Crypto 101: What is Bitcoin?
Bitcoin is a decentralized digital currency that can be sent without the need for a bank or intermediary through the use of blockchain technology. It was first described in the Bitcoin Whitepaper, a document released in 2008 by a person known as Satoshi Nakamoto. While Nakamoto’s true identity has never been revealed, the document he/she/they left us with outlined the principles of a truly peer-to-peer payment system not controlled by any singular government or corporation.
The Bitcoin Protocol
Bitcoin it is neither a government issued currency nor a product created by a corporation, but is instead a protocol that anyone can build on.
A protocol is a set of rules governing how data is sent. Some examples of protocols include SMTP for email, TCP/IP for the Internet, and HTTPS (web). So if email is a protocol for sending messages online, you can think of Bitcoin as a protocol for sending value online.
How can Bitcoin be mined?
New Bitcoins are issued at a fixed rate through a process called mining. The amount of Bitcoin that is mined is determined by the network’s Proof of Work algorithm, responsible for securing each transaction. Through this algorithm, miners use the computing power of their mining rigs to solve complex cryptographic problems. As each of these problems are solved, miners are rewarded with new Bitcoin as incentive to keep the network secure.
The New Digital Gold?
Although Bitcoin was originally promoted as a payment system, the network today can only process up to 5 transactions per second. This is very slow compared to other payment networks which can process more than a thousand transactions per second. In addition, transaction fees for a single Bitcoin transaction tend to be too high for small purchases, so using Bitcoin to buy things like a cup of coffee currently isn’t feasible.

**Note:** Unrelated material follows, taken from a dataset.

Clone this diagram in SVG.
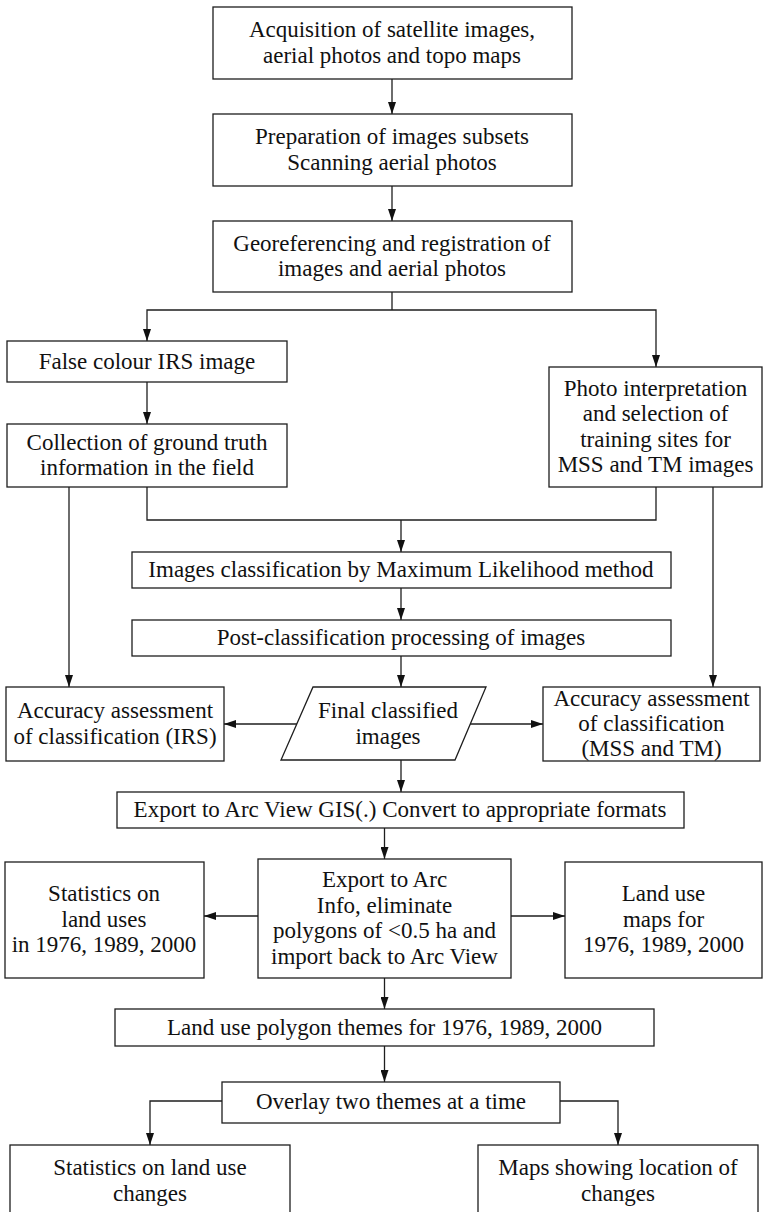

As a result, Bitcoin is now often considered as a store of value similar to that of gold. Why is that? Well like any scarce resource, the amount of Bitcoin that can be created is limited to 21 million units as determined by the code it operates on. Once this limit is reached, no Bitcoin will ever be mined or minted again. This makes Bitcoin the first ever digitally scarce asset that is subject to the forces of supply and demand.